Some former diplomats worry that piling pressure on Pakistan — through sanctions or even unilateral drone strikes against militants — could have unintended consequences. Given its history with the Taliban, Pakistan could effectively wreck any prospect of peace talks. And with the country’s strategic location and nuclear arsenal, a confrontation could risk a backlash by extremists and even a nightmare scenario where jihadis get hold of Pakistan’s nuclear weapons.
However, resentment of Pakistan tends to runs deep among U.S. military and intelligence officers who have deployed to Afghanistan, including Gen. John Nicholson, the commander of U.S.-led forces in Afghanistan.
Lisa Curtis, a senior U.S. official on the National Security Council helping to shape policy on Pakistan, has long argued for a more hawkish line on the country. Before she took the job, Curtis co-authored a policy paper calling for stepping up political pressure on Pakistan, including suspending military aid. Her paper also proposed retaining the option of unilateral military action and drone strikes against militant leaders operating from safe havens inside the country.

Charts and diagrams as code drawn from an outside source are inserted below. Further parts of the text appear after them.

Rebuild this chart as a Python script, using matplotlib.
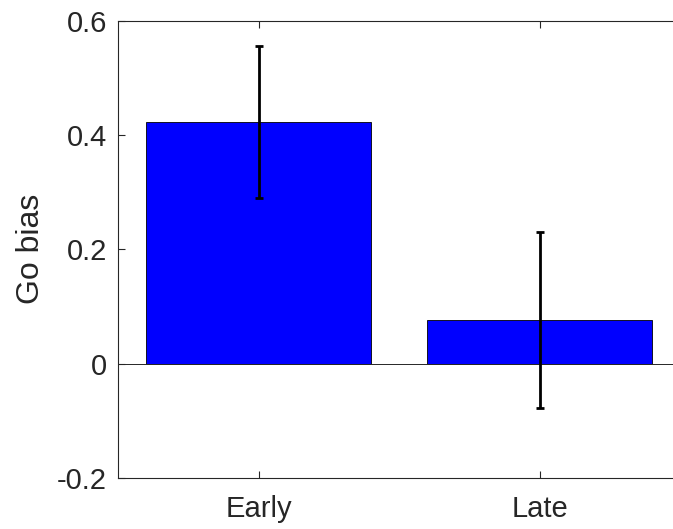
import numpy as np
import matplotlib
matplotlib.use("Agg")
import matplotlib.pyplot as plt

# values
groups = ["Early", "Late"]
go_bias = [0.422, 0.076]
go_bias_err = [0.133, 0.154]
yticks = [-0.2, 0, 0.2, 0.4, 0.6]
ytick_labels = ["-0.2", "0", "0.2", "0.4", "0.6"]

plt.rcParams["font.family"] = ["Liberation Sans", "DejaVu Sans"]
grey = "#262626"

fig = plt.figure(figsize=(6.73, 5.29), dpi=100)
W, H = 673, 529
left, right, top, bottom = 118, 680.5, 20.7, 478
ax = fig.add_axes([left / W, 1 - bottom / H, (right - left) / W, (bottom - top) / H])

x = np.arange(1, len(groups) + 1)
ax.bar(x, go_bias, width=0.8, color="#0000ff", edgecolor="black", linewidth=0.6, zorder=2)
ax.errorbar(x, go_bias, yerr=go_bias_err, fmt="none", ecolor="black",
            elinewidth=2, capsize=3, capthick=2, zorder=3)
ax.axhline(0, color=grey, linewidth=0.7, zorder=2.5)

ax.set_xlim(0.5, 2.5)
ax.set_ylim(-0.2, 0.6)
ax.set_xticks(x)
ax.set_xticklabels(groups)
ax.set_yticks(yticks)
ax.set_yticklabels(ytick_labels)
ax.set_ylabel("Go bias", fontsize=23, color=grey, labelpad=8)

ax.tick_params(direction="in", length=5, width=0.8, colors=grey, labelsize=21,
               top=True, right=False)
ax.tick_params(axis="y", pad=8)
ax.tick_params(axis="x", pad=12)
for s in ax.spines.values():
    s.set_color(grey)
    s.set_linewidth(0.8)
ax.spines["right"].set_visible(False)

fig.savefig("out.png", dpi=100)
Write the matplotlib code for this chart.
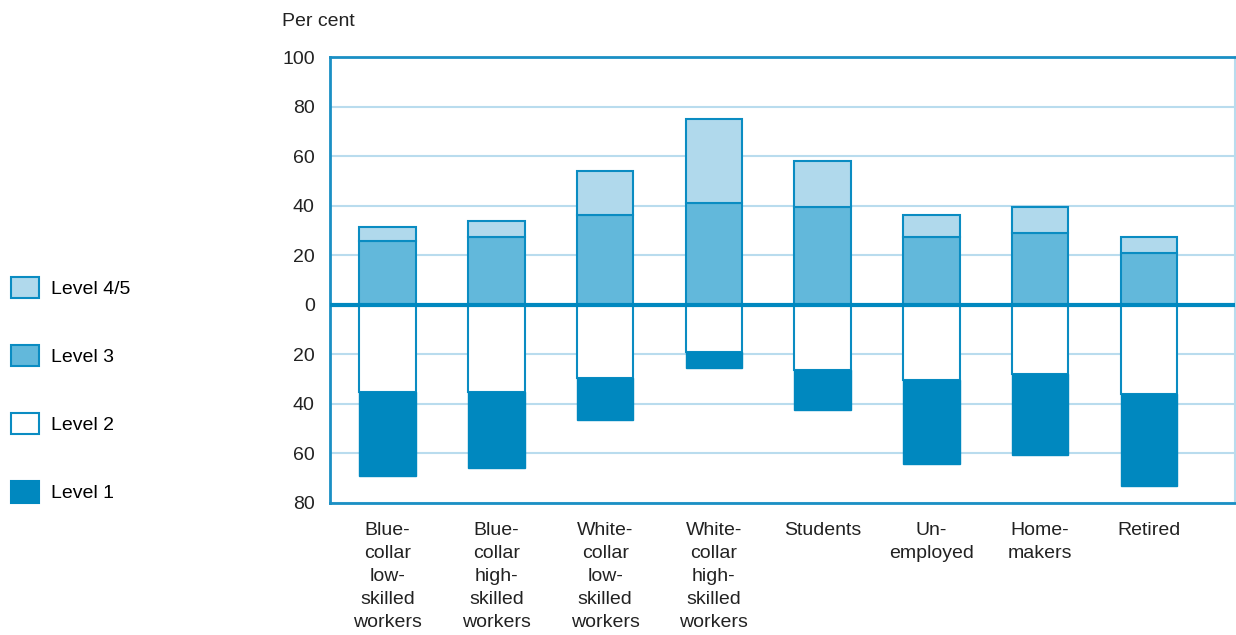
import matplotlib
matplotlib.use("Agg")
import matplotlib.pyplot as plt
from matplotlib.patches import Patch
from matplotlib.ticker import FuncFormatter, MultipleLocator

plt.rcParams['font.family'] = ['Liberation Sans Narrow', 'Liberation Sans', 'DejaVu Sans']

# categories and per cent by literacy level (levels 1-2 drawn below zero)
categories = ["Blue-\ncollar\nlow-\nskilled\nworkers",
              "Blue-\ncollar\nhigh-\nskilled\nworkers",
              "White-\ncollar\nlow-\nskilled\nworkers",
              "White-\ncollar\nhigh-\nskilled\nworkers",
              "Students", "Un-\nemployed", "Home-\nmakers", "Retired"]
level3 = [25.8, 27.5, 36.3, 41.2, 39.4, 27.5, 29.1, 20.9]
level45 = [5.6, 6.4, 17.8, 33.9, 18.7, 8.8, 10.3, 6.6]
level2 = [35.2, 35.2, 29.6, 19.1, 26.4, 30.3, 28.0, 36.1]
level1 = [33.8, 30.6, 16.8, 6.3, 15.9, 33.8, 32.8, 37.0]

C45 = "#b0d9ec"
C3 = "#62b8db"
C1 = "#0088bf"
EDGE = "#0a8cc2"
TXT = "#222222"

fig = plt.figure(figsize=(12.36, 6.35), dpi=100)
ax = fig.add_axes([0.267, 0.208, 0.732, 0.702])

x = list(range(len(categories)))
w = 0.52
ax.bar(x, level3, w, color=C3, edgecolor=EDGE, linewidth=1.5, zorder=3)
ax.bar(x, level45, w, bottom=level3, color=C45, edgecolor=EDGE, linewidth=1.5, zorder=3)
ax.bar(x, [-v for v in level2], w, color="white", edgecolor=EDGE, linewidth=1.5, zorder=3)
ax.bar(x, [-v for v in level1], w, bottom=[-v for v in level2], color=C1,
       edgecolor=C1, linewidth=1, zorder=3)

ax.axhline(0, color=C1, lw=3, zorder=4)

ax.set_xlim(-0.53, 7.79)
ax.set_ylim(-80, 100)
ax.yaxis.set_major_locator(MultipleLocator(20))
ax.yaxis.set_major_formatter(FuncFormatter(lambda v, p: "%d" % abs(v)))
ax.yaxis.grid(True, color="#b9dcee", lw=1.5, zorder=0)
ax.set_axisbelow(True)
ax.tick_params(axis="y", length=0, labelsize=14, pad=11, labelcolor=TXT)
ax.set_xticks(x)
ax.set_xticklabels(categories, fontsize=14, linespacing=1.45, color=TXT)
ax.tick_params(axis="x", length=0, pad=14)

for s in ["left", "top", "bottom"]:
    ax.spines[s].set_color("#1a8fc4")
    ax.spines[s].set_linewidth(2)
ax.spines["right"].set_color("#b9dcee")
ax.spines["right"].set_linewidth(1.5)

fig.text(282 / 1236, 1 - 22 / 635, "Per cent", fontsize=14, va="center", color=TXT)

handles = [Patch(facecolor=C45, edgecolor=EDGE, lw=1.5),
           Patch(facecolor=C3, edgecolor=EDGE, lw=1.5),
           Patch(facecolor="white", edgecolor=EDGE, lw=1.5),
           Patch(facecolor=C1, edgecolor=C1, lw=1.5)]
fig.legend(handles, ["Level 4/5", "Level 3", "Level 2", "Level 1"],
           loc="upper left", bbox_to_anchor=(-0.002, 1 - 263 / 635), frameon=False,
           fontsize=14, handlelength=1.45, handleheight=1.3, handletextpad=0.6,
           labelspacing=2.42, borderaxespad=0.3)

fig.savefig("out.png", dpi=100)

A little over a year ago, the Trump administration resumed CIA drone strikes on Afghan Taliban and Haqqani extremists in Pakistan after a 10-month lull. The first raid struck a motorcycle near the Afghan border, reportedly killing an Afghan Taliban leader. But the tempo has been sporadic, with 12 bombing raids since Trump took office, according to a tally by the Long War Journal.
Under Obama, the drone strikes in Pakistan, which targeted mainly al Qaeda leaders, reached a peak in 2010 with an estimated 117 bombing raids. As al Qaeda’s core leadership was weakened and dispersed, and as a large U.S. force began to draw down in Afghanistan, the strikes — which were carried out with Pakistan’s quiet cooperation — dwindled and then tapered off completely in his final months as president.
It remains unclear if Trump will opt for more drone raids if Pakistan fails to clamp down on the militant sanctuaries. For the moment, the White House is ready to see if political measures alter Pakistan’s calculus, though there is no clear timetable. The administration official who spoke to reporters earlier this month did not specify how and when the United States would respond to Pakistan’s inaction.
As distrust between Washington and Islamabad grows, America’s ties with Pakistan’s rival, India, continue to warm. The United States sees India as a country increasingly aligned with Washington’s goals and that shares its concerns about China’s military buildup. The two countries — once at odds during the Cold War — have stepped up defense cooperation, and their militaries now hold numerous joint exercises.
An outspoken critic of Pakistan’s military, Husain Haqqani, who served as the country’s ambassador to the United States from 2008 to 2011, portrays the U.S.-Pakistani relationship as a dysfunctional and unsustainable marriage in his book Magnificent Delusions. The two countries have never really shared the same interests, Haqqani argues, and it’s time to face that harsh reality.
“The alliance with Pakistan no longer makes sense for the United States because it undercuts U.S. policy in Afghanistan as well as its effort to build a strategic relationship with India against China,” Haqqani told FP. “It doesn’t make sense for Pakistan either.”